| Aim |
Wherever a line holds the word "this", copy that line out.

| Task data |
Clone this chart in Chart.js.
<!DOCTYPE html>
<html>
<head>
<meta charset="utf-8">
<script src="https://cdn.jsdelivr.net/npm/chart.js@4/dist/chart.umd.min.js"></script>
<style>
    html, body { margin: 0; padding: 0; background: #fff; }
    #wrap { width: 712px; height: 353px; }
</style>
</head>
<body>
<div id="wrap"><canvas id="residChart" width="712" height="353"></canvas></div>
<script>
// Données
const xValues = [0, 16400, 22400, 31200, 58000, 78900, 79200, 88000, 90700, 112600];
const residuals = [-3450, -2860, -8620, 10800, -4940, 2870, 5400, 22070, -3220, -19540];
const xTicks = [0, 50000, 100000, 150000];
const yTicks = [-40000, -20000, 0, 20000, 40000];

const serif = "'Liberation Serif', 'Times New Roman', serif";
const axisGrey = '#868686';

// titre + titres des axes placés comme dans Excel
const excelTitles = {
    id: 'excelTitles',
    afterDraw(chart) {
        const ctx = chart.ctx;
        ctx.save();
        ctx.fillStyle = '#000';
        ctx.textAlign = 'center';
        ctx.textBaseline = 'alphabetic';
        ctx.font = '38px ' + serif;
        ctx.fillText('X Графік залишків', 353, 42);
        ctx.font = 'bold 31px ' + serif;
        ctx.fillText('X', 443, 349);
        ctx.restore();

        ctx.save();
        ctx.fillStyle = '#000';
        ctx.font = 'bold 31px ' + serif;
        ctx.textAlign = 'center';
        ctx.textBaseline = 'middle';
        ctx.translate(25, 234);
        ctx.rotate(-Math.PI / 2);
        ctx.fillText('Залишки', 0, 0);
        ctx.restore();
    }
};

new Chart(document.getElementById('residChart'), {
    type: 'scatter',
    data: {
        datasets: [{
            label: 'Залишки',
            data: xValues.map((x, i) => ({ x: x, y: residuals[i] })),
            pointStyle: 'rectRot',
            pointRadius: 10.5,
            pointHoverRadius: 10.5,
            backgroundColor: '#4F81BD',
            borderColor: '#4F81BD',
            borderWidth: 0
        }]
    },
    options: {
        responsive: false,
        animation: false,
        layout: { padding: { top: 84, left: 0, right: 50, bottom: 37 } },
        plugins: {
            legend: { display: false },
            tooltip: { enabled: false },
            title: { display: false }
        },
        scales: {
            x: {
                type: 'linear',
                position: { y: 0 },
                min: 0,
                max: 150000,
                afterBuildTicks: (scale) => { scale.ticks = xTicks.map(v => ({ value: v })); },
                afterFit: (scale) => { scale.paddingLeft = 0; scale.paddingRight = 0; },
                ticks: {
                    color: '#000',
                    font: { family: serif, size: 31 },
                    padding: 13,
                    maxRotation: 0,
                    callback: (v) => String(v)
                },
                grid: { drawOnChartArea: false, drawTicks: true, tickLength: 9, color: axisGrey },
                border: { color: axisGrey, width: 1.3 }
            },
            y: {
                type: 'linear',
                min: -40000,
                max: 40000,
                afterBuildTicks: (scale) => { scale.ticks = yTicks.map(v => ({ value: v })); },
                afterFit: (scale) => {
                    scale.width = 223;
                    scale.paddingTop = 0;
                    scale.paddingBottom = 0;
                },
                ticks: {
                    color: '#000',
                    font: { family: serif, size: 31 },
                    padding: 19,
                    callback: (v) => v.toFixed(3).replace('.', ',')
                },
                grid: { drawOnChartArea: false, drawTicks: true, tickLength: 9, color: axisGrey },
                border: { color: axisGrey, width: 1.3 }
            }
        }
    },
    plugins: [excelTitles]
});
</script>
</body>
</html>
* * *
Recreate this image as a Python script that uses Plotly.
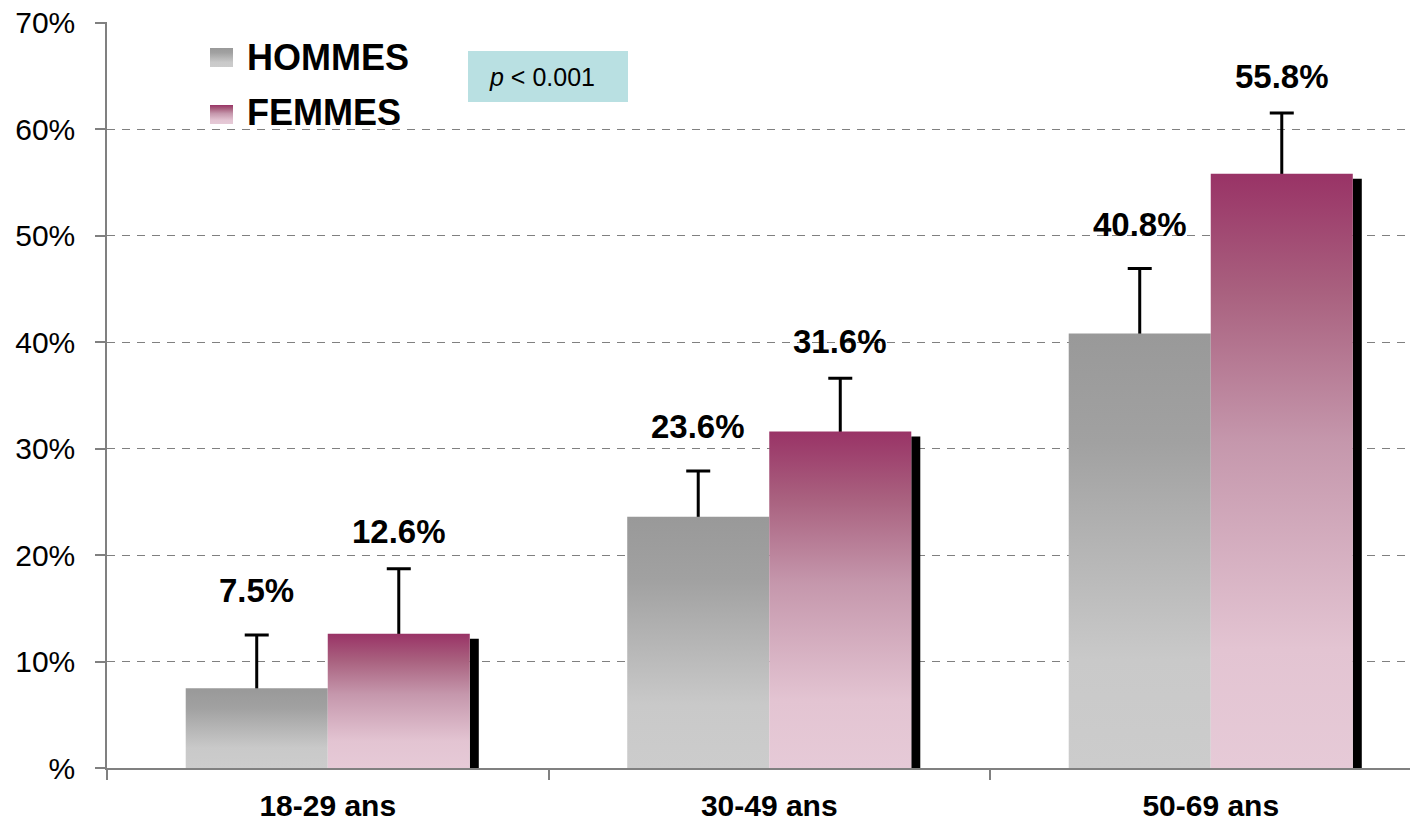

| Reply to the exercise |
Clone this chart in Chart.js.
Recreate this image as a Python script that uses Plotly.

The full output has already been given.